In now-famous 2001 research by Brad M. Barber, professor at UC Davis, Graduate School of Management, and Terrance Odean, professor at UC Berkeley Haas School of Business, the researchers found that overconfidence leads men to trade excessively. As a result, their returns suffer more than women's.
But women also buy and sell securities indiscriminately; they just do it less, so their performance doesn't suffer as much.
Both genders seem to make mistakes when it comes to picking the securities to be bought or sold. Barber and Odean found that the stocks men buy underperform the ones they choose to sell by 20 basis points per month. Stocks bought by women underperform those they sell by 17 basis points per month.
The genders have many more similarities than questionable judgment in securities selection, though. In fact, they are more similar than different in most respects.

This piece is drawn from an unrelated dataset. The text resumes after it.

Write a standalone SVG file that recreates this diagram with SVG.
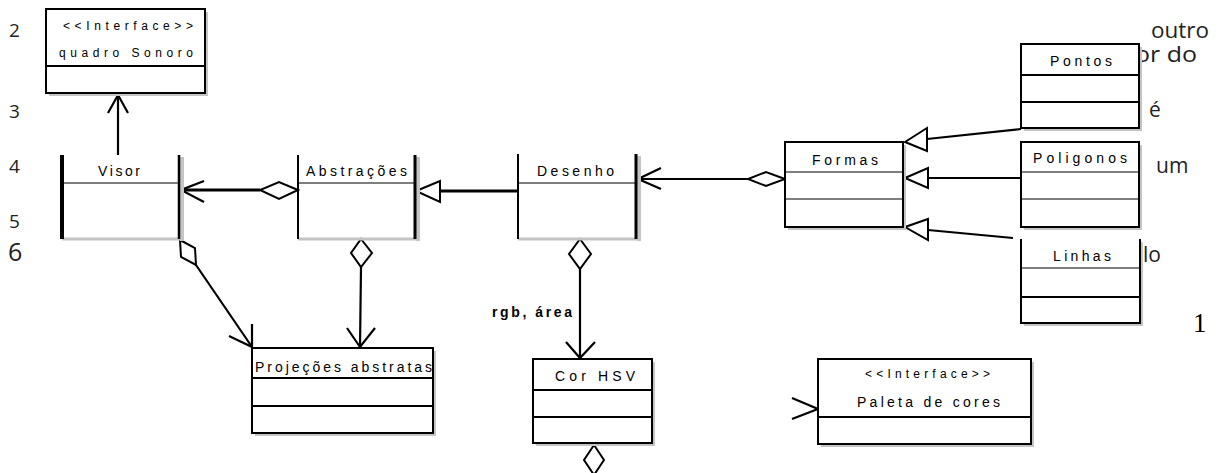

"The overlap is much greater than the extreme, so there are a lot of women who are more overconfident than men," Statman says.
Invest better by knowing your issues
To improve investing outcomes, investors should learn to identify their own inherent tendencies, strengths and limitations.
"All of these cognitive errors are things that you can identify, and even if it is difficult, you can act against them. The same applies to emotions. You might find yourself fearful, but you stop and ask yourself if that fear is reasonable," says Statman.
If you find yourself investing only in the safest and lowest-yielding options available, consider taking a course on investing in the stock market or speak with a financial planner to help you gain some confidence.
Similarly, if you never met a trade you didn't like, think about the person on the other side.
"If I think it will go up, why is that fellow on the other side willing to sell it to me thinking it will go down?" Statman says.
Knowing where your weaknesses lie can help you avoid mistaking them for strengths. And that can only lead to better investing decisions.